East Auckland marketing founder Candice Baker has put a local-business warning around the rush into artificial intelligence: use the tools, but do not let them replace strategy, judgement and a real point of view.
The current hook is a 3 July Times article published under Baker's name for The Marketing Baker, where she argues that businesses are increasingly producing ads and captions that feel automated, thin and detached from the people they are trying to reach. The piece is not anti-technology. It says the agency uses AI for research, efficiency and ideation. The objection is to content created at volume without enough human thinking behind it.
That makes this a founder story as well as a marketing story. The Marketing Baker's own About page identifies Baker as founder and chief strategist. It says she founded the agency in 2016 after more than 20 years of marketing experience, and has helped hundreds of business owners move from being overlooked to becoming more visible to their ideal customers. LinkedIn lists the company in Auckland, with headquarters in Howick and a founding year of 2016.
The point lands because small businesses are under pressure from both sides. They are told they need constant social content, email campaigns, websites, search visibility, ads, video, automation and measurable funnels. They are also dealing with cost pressure and limited time. AI can feel like an obvious shortcut: generate the captions, push the posts out and hope the machine can cover the gap.

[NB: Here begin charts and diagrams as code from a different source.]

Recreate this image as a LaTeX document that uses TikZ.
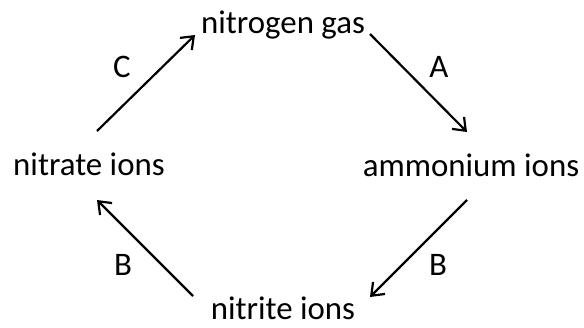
\documentclass[tikz,border=0pt]{standalone}
\usepackage{fontspec}
\setmainfont{Carlito}
\usetikzlibrary{arrows.meta}

\begin{document}
\begin{tikzpicture}[x=1bp,y=-1bp,
    every node/.style={font=\fontsize{33}{35}\selectfont, inner sep=0pt},
    cmpd/.style={anchor=base},
    arr/.style={line width=2.2bp, -{Straight Barb[length=11bp,width=17bp,line width=2.2bp]}}]

    \useasboundingbox (0,0) rectangle (584,327);

    % the four compounds
    \node[cmpd] (ngas) at (283,33) {nitrogen gas};
    \node[cmpd] (amm) at (471,176) {ammonium ions};
    \node[cmpd] (nitri) at (283,319) {nitrite ions};
    \node[cmpd] (nitra) at (89,175) {nitrate ions};

    % arrow ends
    \coordinate (a1) at (370,34);
    \coordinate (a2) at (467,132);
    \coordinate (b1) at (467,200);
    \coordinate (b2) at (370,297);
    \coordinate (b3) at (193,296);
    \coordinate (b4) at (97,200);
    \coordinate (c1) at (97,131);
    \coordinate (c2) at (195,35);

    \draw[arr] (a1) -- (a2);
    \draw[arr] (b1) -- (b2);
    \draw[arr] (b3) -- (b4);
    \draw[arr] (c1) -- (c2);

    % step labels
    \node (labA) at (439,67) {A};
    \node (labB1) at (438,265) {B};
    \node (labB2) at (123,265) {B};
    \node (labC) at (122,67) {C};

\end{tikzpicture}
\end{document}
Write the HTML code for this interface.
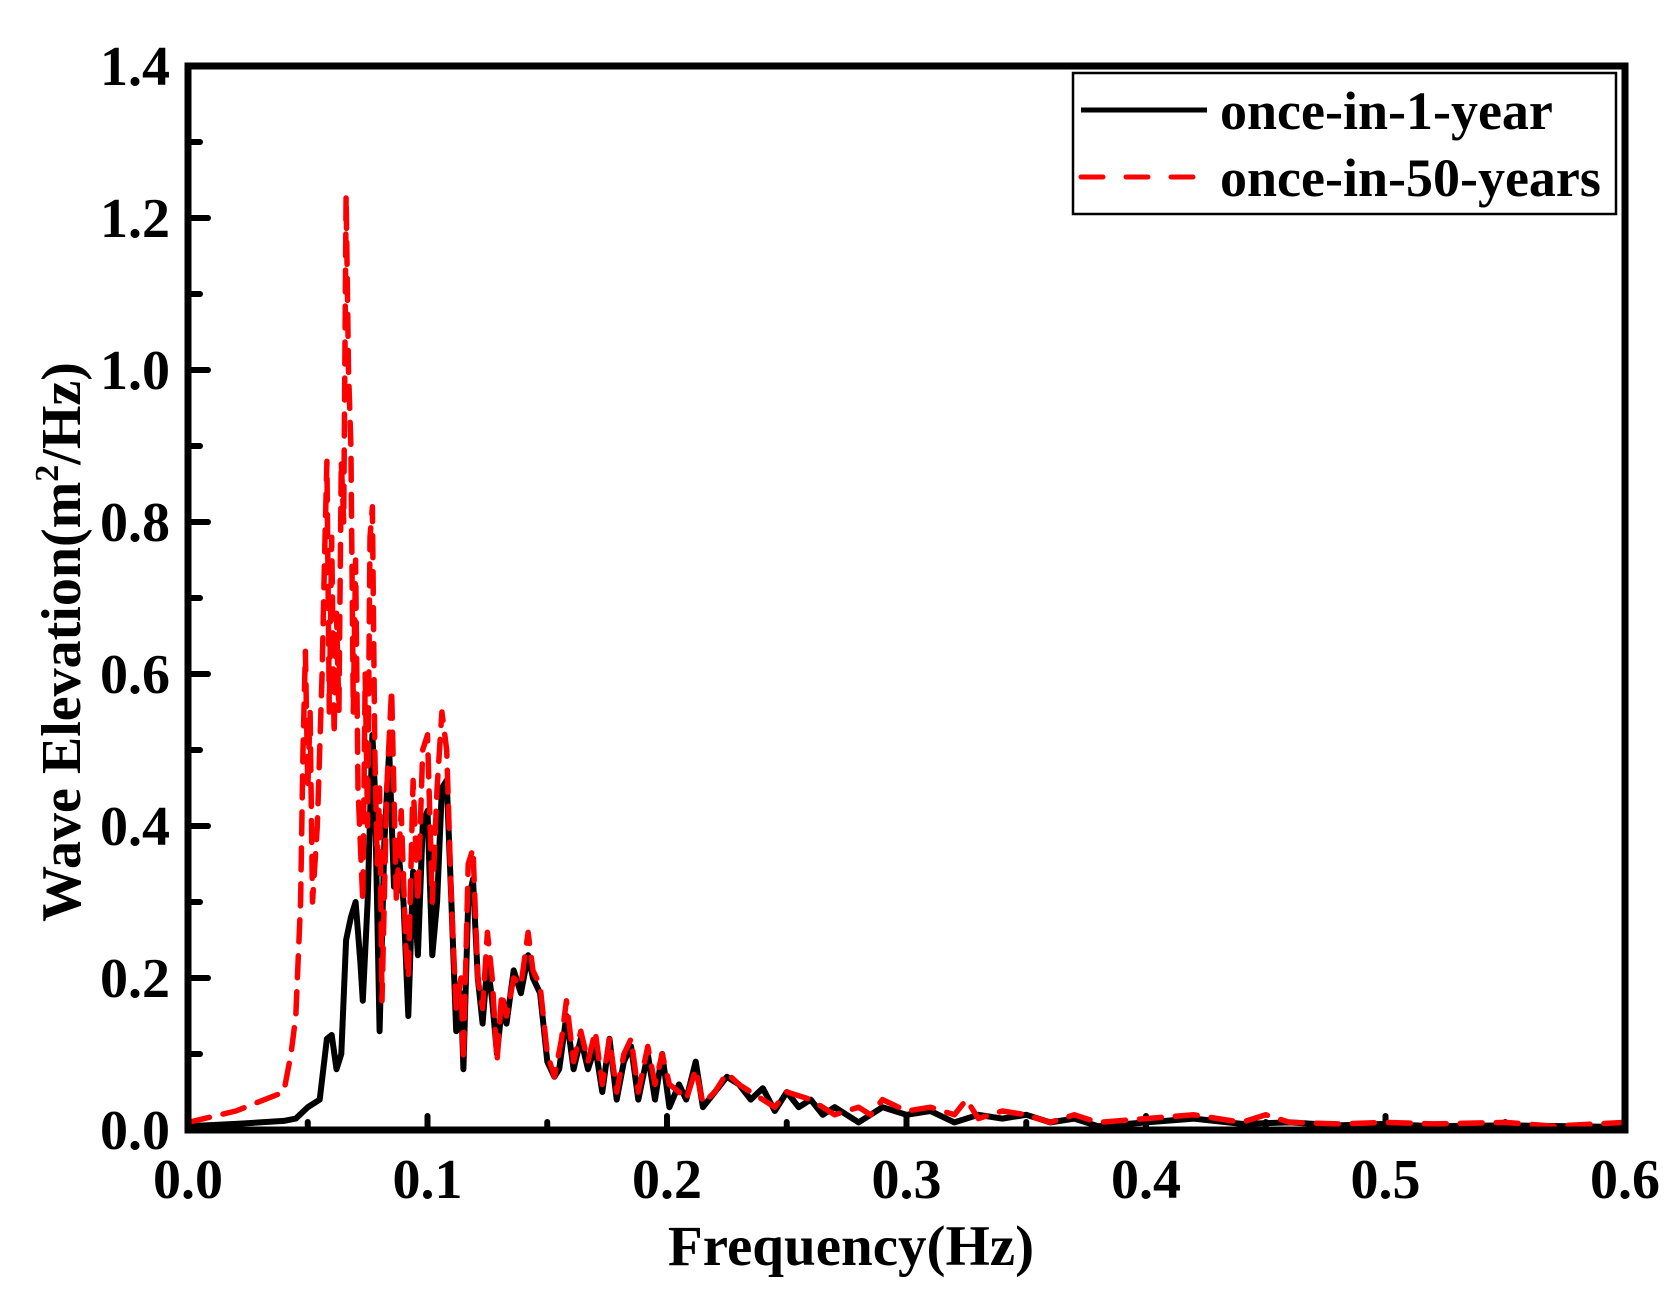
<!DOCTYPE html>
<html><head><meta charset="utf-8"><style>
html,body{margin:0;padding:0;background:#fff;}
svg{display:block;font-family:"Liberation Serif",serif;font-weight:bold;}
</style></head><body>
<svg id="s" width="1679" height="1297" viewBox="0 0 1679 1297" xmlns="http://www.w3.org/2000/svg">
<rect width="1679" height="1297" fill="#fff"/>
<g id="ticks" stroke="#000" stroke-width="6" stroke-linecap="round"></g>
<path id="blk" fill="none" stroke="#000" stroke-width="6" stroke-linejoin="round"/>
<path id="red" fill="none" stroke="#f00" stroke-width="5.5" stroke-dasharray="22 14" stroke-linecap="round" stroke-linejoin="round"/>
<rect x="188" y="66" width="1437" height="1064" fill="none" stroke="#000" stroke-width="7"/>
<g font-size="56" text-anchor="end" id="yl"></g>
<g font-size="56" text-anchor="middle" id="xl"></g>
<text x="851" y="1265" font-size="57" text-anchor="middle">Frequency(Hz)</text>
<text transform="translate(80,642) rotate(-90)" font-size="56" text-anchor="middle">Wave Elevation(m<tspan font-size="34" dy="-22">2</tspan><tspan dy="22">/Hz)</tspan></text>
<rect x="1073" y="73" width="543" height="141" fill="#fff" stroke="#000" stroke-width="2.5"/>
<line x1="1081" y1="110" x2="1207" y2="110" stroke="#000" stroke-width="5"/>
<line x1="1081" y1="177" x2="1207" y2="177" stroke="#f00" stroke-width="5" stroke-dasharray="22 23" stroke-linecap="round"/>
<text x="1220" y="129" font-size="54">once-in-1-year</text>
<text x="1220" y="196" font-size="54">once-in-50-years</text>
</svg>
<script>
var X=function(f){return 188+f*2395;},Y=function(v){return 1130-v*760;};
var b=[0,.005,.02,.008,.04,.012,.045,.015,.05,.03,.055,.04,.058,.12,.06,.125,.062,.08,.064,.1,.066,.25,.068,.28,.07,.3,.072,.22,.073,.17,.075,.3,.077,.52,.078,.45,.08,.13,.082,.38,.084,.5,.086,.32,.088,.36,.09,.3,.092,.15,.094,.34,.096,.23,.098,.4,.1,.42,.102,.23,.104,.3,.106,.45,.108,.46,.11,.3,.112,.13,.114,.18,.115,.08,.117,.3,.119,.33,.121,.2,.123,.14,.125,.22,.127,.17,.129,.1,.131,.16,.133,.14,.136,.21,.139,.18,.142,.23,.144,.2,.147,.18,.15,.09,.153,.07,.155,.08,.158,.15,.161,.08,.164,.12,.167,.08,.17,.11,.173,.05,.176,.12,.179,.04,.182,.09,.185,.11,.188,.04,.192,.1,.195,.04,.198,.1,.201,.03,.205,.06,.208,.04,.212,.09,.215,.03,.22,.05,.225,.07,.23,.06,.235,.04,.24,.055,.245,.025,.25,.05,.255,.03,.26,.04,.265,.02,.27,.03,.28,.01,.29,.03,.3,.02,.31,.025,.32,.01,.33,.02,.34,.015,.35,.02,.36,.01,.37,.015,.38,.005,.4,.01,.42,.015,.44,.008,.46,.01,.48,.006,.5,.008,.52,.005,.55,.006,.6,.004];
var r=[0,.01,.02,.025,.04,.05,.043,.1,.045,.15,.047,.3,.048,.5,.049,.63,.05,.45,.051,.55,.052,.3,.054,.4,.056,.6,.057,.75,.058,.88,.059,.55,.06,.78,.061,.52,.062,.68,.063,.55,.064,.88,.065,.8,.066,1.23,.067,1,.068,.9,.069,.55,.07,.75,.071,.45,.073,.3,.074,.6,.075,.4,.076,.78,.077,.82,.078,.5,.079,.35,.08,.45,.081,.17,.083,.45,.085,.58,.087,.3,.089,.42,.091,.24,.092,.2,.094,.46,.096,.3,.098,.5,.1,.52,.102,.3,.104,.45,.106,.55,.108,.5,.11,.3,.112,.16,.114,.2,.115,.09,.117,.35,.119,.37,.121,.2,.123,.16,.125,.26,.127,.2,.129,.09,.131,.18,.133,.15,.136,.2,.139,.19,.142,.26,.144,.21,.147,.19,.15,.1,.153,.07,.156,.12,.158,.17,.161,.09,.164,.13,.167,.09,.17,.13,.173,.06,.176,.12,.179,.05,.182,.1,.185,.12,.188,.05,.192,.11,.195,.06,.198,.1,.201,.06,.205,.05,.208,.04,.212,.08,.215,.035,.22,.05,.225,.075,.23,.06,.235,.05,.24,.04,.245,.03,.25,.05,.255,.045,.26,.04,.265,.03,.27,.02,.28,.03,.285,.02,.29,.04,.3,.025,.31,.03,.32,.02,.325,.04,.33,.015,.34,.025,.35,.02,.36,.01,.37,.02,.38,.01,.4,.015,.42,.02,.44,.01,.45,.02,.46,.01,.48,.008,.5,.01,.52,.008,.55,.01,.57,.005,.6,.01];
function P(a){var d="";for(var i=0;i<a.length;i+=2){d+=(i?"L":"M")+X(a[i]).toFixed(1)+","+Y(a[i+1]).toFixed(1);}return d;}
document.getElementById("blk").setAttribute("d",P(b));
document.getElementById("red").setAttribute("d",P(r));
var ns="http://www.w3.org/2000/svg",t=document.getElementById("ticks"),yl=document.getElementById("yl"),xl=document.getElementById("xl");
function ln(x1,y1,x2,y2){var l=document.createElementNS(ns,"line");l.setAttribute("x1",x1);l.setAttribute("y1",y1);l.setAttribute("x2",x2);l.setAttribute("y2",y2);t.appendChild(l);}
function tx(g,x,y,s){var e=document.createElementNS(ns,"text");e.setAttribute("x",x);e.setAttribute("y",y);e.textContent=s;g.appendChild(e);}
for(var i=0;i<=14;i++){var y=Y(i/10);if(i%2==0){ln(188,y,208,y);tx(yl,170,y+19,(i/10).toFixed(1));}else ln(188,y,200,y);}
for(var j=0;j<=12;j++){var x=X(j*0.05);if(j%2==0){ln(x,1130,x,1116);tx(xl,x,1198,(j*0.05).toFixed(1));}else ln(x,1130,x,1122);}
</script>
</body></html>
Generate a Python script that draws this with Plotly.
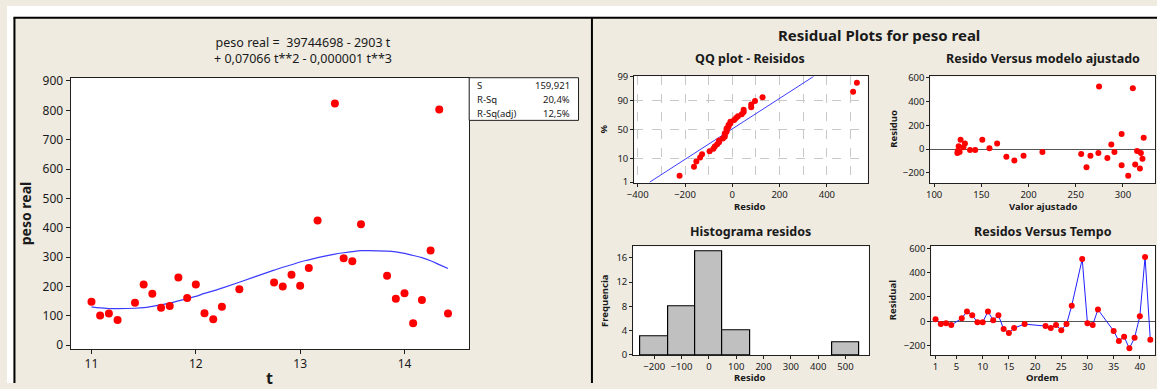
import plotly.graph_objects as go
from statistics import NormalDist

W, H = 1157, 389

# ---------------- data ----------------
ordem = [1, 2, 3, 4, 6, 7, 8, 9, 10, 11, 12, 13, 14, 15, 16, 18, 22, 23, 24, 25,
         26, 27, 29, 30, 31, 32, 35, 36, 37, 38, 39, 40, 41, 42]
t = [11.0, 11.083, 11.167, 11.25, 11.417, 11.5, 11.583, 11.667, 11.75, 11.833,
     11.917, 12.0, 12.083, 12.167, 12.25, 12.417, 12.75, 12.833, 12.917, 13.0,
     13.083, 13.167, 13.333, 13.417, 13.5, 13.583, 13.833, 13.917, 14.0, 14.083,
     14.167, 14.25, 14.333, 14.417]
peso_real = [148, 101, 108, 86, 145, 207, 175, 128, 134, 231, 161, 207, 109, 89, 131,
             191, 214, 200, 240, 203, 263, 425, 823, 296, 286, 412, 237, 158, 177, 75,
             154, 323, 803, 108]
ajustado = [131, 127, 125, 124.6, 126, 128, 132.6, 138, 143.5, 151, 158.6, 166.7,
            176.5, 185, 194.7, 214.7, 255.8, 265.6, 274, 283.5, 291, 298.6, 310.5,
            315, 319, 322, 320.7, 318, 313, 305.6, 298.6, 287.7, 274.7, 261.4]
residuo = [16, -24, -16, -32, 24, 80, 48, -8, -8, 80, 8, 48, -64, -96, -56, -24, -40,
           -56, -32, -74, -24, 128, 511, -16, -32, 96, -80, -162, -128, -223, -136,
           40, 527, -152]
qq_line_resid = [-349, 344]
qq_line_pct = [1, 99]
qq_pct_ticks = [1, 10, 50, 90, 99]
stats_labels = ["S", "R-Sq", "R-Sq(adj)"]
stats_values = ["159,921", "20,4%", "12,5%"]

# ---------------- helpers ----------------
FONT = "Tahoma, 'Noto Sans', sans-serif"
TXT = "#1a1a1a"
BG = "#EFEBE1"
RED = "#FF0000"


def px(x):
    return x / W


def py(y):
    return 1 - y / H


def dom_x(a, b):
    return [px(a), px(b)]


def dom_y(top, bottom):
    return [py(bottom), py(top)]


nd = NormalDist()
n = len(residuo)
qq_sorted = sorted(residuo)
qq_z = [nd.inv_cdf((i + 1 - 0.3) / (n + 0.4)) for i in range(n)]
qq_line_z = [nd.inv_cdf(p / 100) for p in qq_line_pct]
qq_tick_z = [nd.inv_cdf(p / 100) for p in qq_pct_ticks]

fig = go.Figure()

# left: fitted line plot
fig.add_trace(go.Scatter(x=t, y=ajustado, mode="lines", line=dict(color="#3C3CFF", width=1.2, shape="spline"),
                         xaxis="x", yaxis="y", showlegend=False))
fig.add_trace(go.Scatter(x=t, y=peso_real, mode="markers", marker=dict(color=RED, size=8),
                         xaxis="x", yaxis="y", showlegend=False))

# QQ plot
fig.add_trace(go.Scatter(x=qq_line_resid, y=qq_line_z, mode="lines", line=dict(color="#3C3CFF", width=1),
                         xaxis="x2", yaxis="y2", showlegend=False))
fig.add_trace(go.Scatter(x=qq_sorted, y=qq_z, mode="markers", marker=dict(color=RED, size=6),
                         xaxis="x2", yaxis="y2", showlegend=False))

# residual vs fitted
fig.add_trace(go.Scatter(x=ajustado, y=residuo, mode="markers", marker=dict(color=RED, size=6),
                         xaxis="x3", yaxis="y3", showlegend=False))

# histogram
fig.add_trace(go.Histogram(x=residuo, xbins=dict(start=-250, end=550, size=100),
                           marker=dict(color="#C0C0C0", line=dict(color="black", width=1.2)),
                           xaxis="x4", yaxis="y4", showlegend=False))

# residual vs order
fig.add_trace(go.Scatter(x=ordem, y=residuo, mode="lines+markers", line=dict(color="#2020FF", width=1),
                         marker=dict(color=RED, size=6), xaxis="x5", yaxis="y5", showlegend=False))


def axis(domain, rng, size, ticklen=4, **kw):
    d = dict(domain=domain, range=rng, showline=True, mirror=True, linecolor="#202020", linewidth=1,
             ticks="outside", ticklen=ticklen, tickcolor="#202020", showgrid=False, zeroline=False,
             tickfont=dict(family=FONT, size=size, color=TXT), fixedrange=True)
    d.update(kw)
    return d


grid_kw = dict(showgrid=True, gridcolor="#C8C8C8", griddash="dash", gridwidth=1)
RS = 9.5  # right-panel tick font size

layout = dict(
    width=W, height=H, margin=dict(l=0, r=0, t=0, b=0),
    paper_bgcolor=BG, plot_bgcolor="white", showlegend=False,
    font=dict(family=FONT, color=TXT),
    bargap=0,
    xaxis=axis(dom_x(64, 465), [10.8, 14.62], 12, tickvals=[11, 12, 13, 14], anchor="y"),
    yaxis=axis(dom_y(74, 354), [-13, 911], 12, tick0=0, dtick=100, anchor="x"),
    xaxis2=axis(dom_x(631, 866), [-415, 573], RS, 3, tick0=-400, dtick=200, anchor="y2",
                minor=dict(dtick=100, tick0=0, **grid_kw), **grid_kw),
    yaxis2=axis(dom_y(72.5, 182.7), [-2.37, 2.335], RS, 3, tickvals=qq_tick_z,
                ticktext=[str(p) for p in qq_pct_ticks], anchor="x2", **grid_kw),
    xaxis3=axis(dom_x(929, 1155), [96, 334], RS, 3, tick0=100, dtick=50, anchor="y3"),
    yaxis3=axis(dom_y(72.7, 182.7), [-285, 611], RS, 3, tick0=0, dtick=200, anchor="x3",
                zeroline=True, zerolinecolor="#555555", zerolinewidth=1.3),
    xaxis4=axis(dom_x(630, 867), [-277, 585], RS, 3, tick0=-200, dtick=100, anchor="y4"),
    yaxis4=axis(dom_y(248, 360), [0, 17.9], RS, 3, tick0=0, dtick=4, anchor="x4"),
    xaxis5=axis(dom_x(930, 1155), [0.2, 42.9], RS, 3, tickvals=[1, 5, 10, 15, 20, 25, 30, 35, 40], anchor="y5"),
    yaxis5=axis(dom_y(247.3, 360), [-277, 621], RS, 3, tick0=0, dtick=200, anchor="x5",
                zeroline=True, zerolinecolor="#555555", zerolinewidth=1.3),
)

shapes = [
    dict(type="rect", xref="paper", yref="paper", x0=0, x1=1, y0=py(11), y1=1,
         fillcolor="white", line=dict(width=0), layer="below"),
    dict(type="rect", xref="paper", yref="paper", x0=0, x1=px(6), y0=0, y1=1,
         fillcolor="white", line=dict(width=0), layer="below"),
    dict(type="line", xref="paper", yref="paper", x0=px(6.5), x1=1, y0=py(12), y1=py(12),
         line=dict(color="black", width=2)),
    dict(type="line", xref="paper", yref="paper", x0=px(7.5), x1=px(7.5), y0=0, y1=py(12),
         line=dict(color="black", width=2)),
    dict(type="line", xref="paper", yref="paper", x0=px(588.5), x1=px(588.5), y0=0, y1=py(12),
         line=dict(color="black", width=2)),
    dict(type="rect", xref="paper", yref="paper", x0=px(465), x1=px(575), y0=py(118), y1=py(74),
         fillcolor="white", line=dict(color="#202020", width=1), layer="above"),
]
layout["shapes"] = shapes


def ann(text, x, y, size, bold=False, xanchor="center", yanchor="middle", angle=0):
    return dict(text=f"<b>{text}</b>" if bold else text, x=px(x), y=py(y), xref="paper", yref="paper",
                showarrow=False, xanchor=xanchor, yanchor=yanchor, textangle=angle,
                font=dict(family=FONT, size=size, color=TXT))


annotations = [
    ann("peso real =\u00a0 39744698 - 2903 t<br>+ 0,07066 t**2 - 0,000001 t**3", 298, 45.5, 12.5),
    ann("peso real", 19, 214, 14, bold=True, angle=-90),
    ann("t", 264.5, 384, 16, bold=True),
    ann("Residual Plots for peso real", 877.5, 30, 15, bold=True),
    ann("QQ plot - Reisidos", 748, 54.5, 12.5, bold=True),
    ann("Resido Versus modelo ajustado", 1042, 54.5, 12.5, bold=True),
    ann("Histograma residos", 748, 232.5, 12.5, bold=True),
    ann("Residos Versus Tempo", 1042, 232.5, 12.5, bold=True),
    ann("Resido", 748, 207, 9.5, bold=True),
    ann("Valor ajustado", 1042, 207, 9.5, bold=True),
    ann("%", 600, 127, 9.5, bold=True, angle=-90),
    ann("Residuo", 891, 127, 9.5, bold=True, angle=-90),
    ann("Frequencia", 601, 304, 9.5, bold=True, angle=-90),
    ann("Residual", 891, 304, 9.5, bold=True, angle=-90),
    ann("Resido", 748, 383.5, 9.5, bold=True),
    ann("Ordem", 1042, 383.5, 9.5, bold=True),
]
row_y = [81.7, 96.5, 110.7]
for lab, val, yy in zip(stats_labels, stats_values, row_y):
    annotations.append(ann(lab, 471, yy, 9.5, xanchor="left"))
    annotations.append(ann(val, 568, yy, 9.5, xanchor="right"))
layout["annotations"] = annotations

fig.update_layout(**layout)
fig.write_html("out.html")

Baker's argument is that the shortcut can become a brand problem. Generic AI output may be cheaper and faster, but customers can sense when a business is saying a lot without really saying anything. That is especially risky for local operators whose advantage is often trust, relationships, service quality and clear knowledge of their own community.
The founder angle matters because Baker is not speaking as a detached commentator. She built a boutique agency around strategic marketing for small and medium businesses. Business East Tamaki material describes her as owner and founder of The Marketing Baker and notes her work with business owners on results-driven marketing strategies. The agency's own positioning is deliberately boutique, with an emphasis on tailored strategy rather than template work.
For Auckland businesses, the practical lesson is not to avoid AI. Used carefully, it can speed up research, summarise ideas, test subject lines, organise campaign calendars and help small teams get unstuck. The problem is using it as the final voice of the business without checking whether the message is true, specific, useful and aligned with what customers actually care about.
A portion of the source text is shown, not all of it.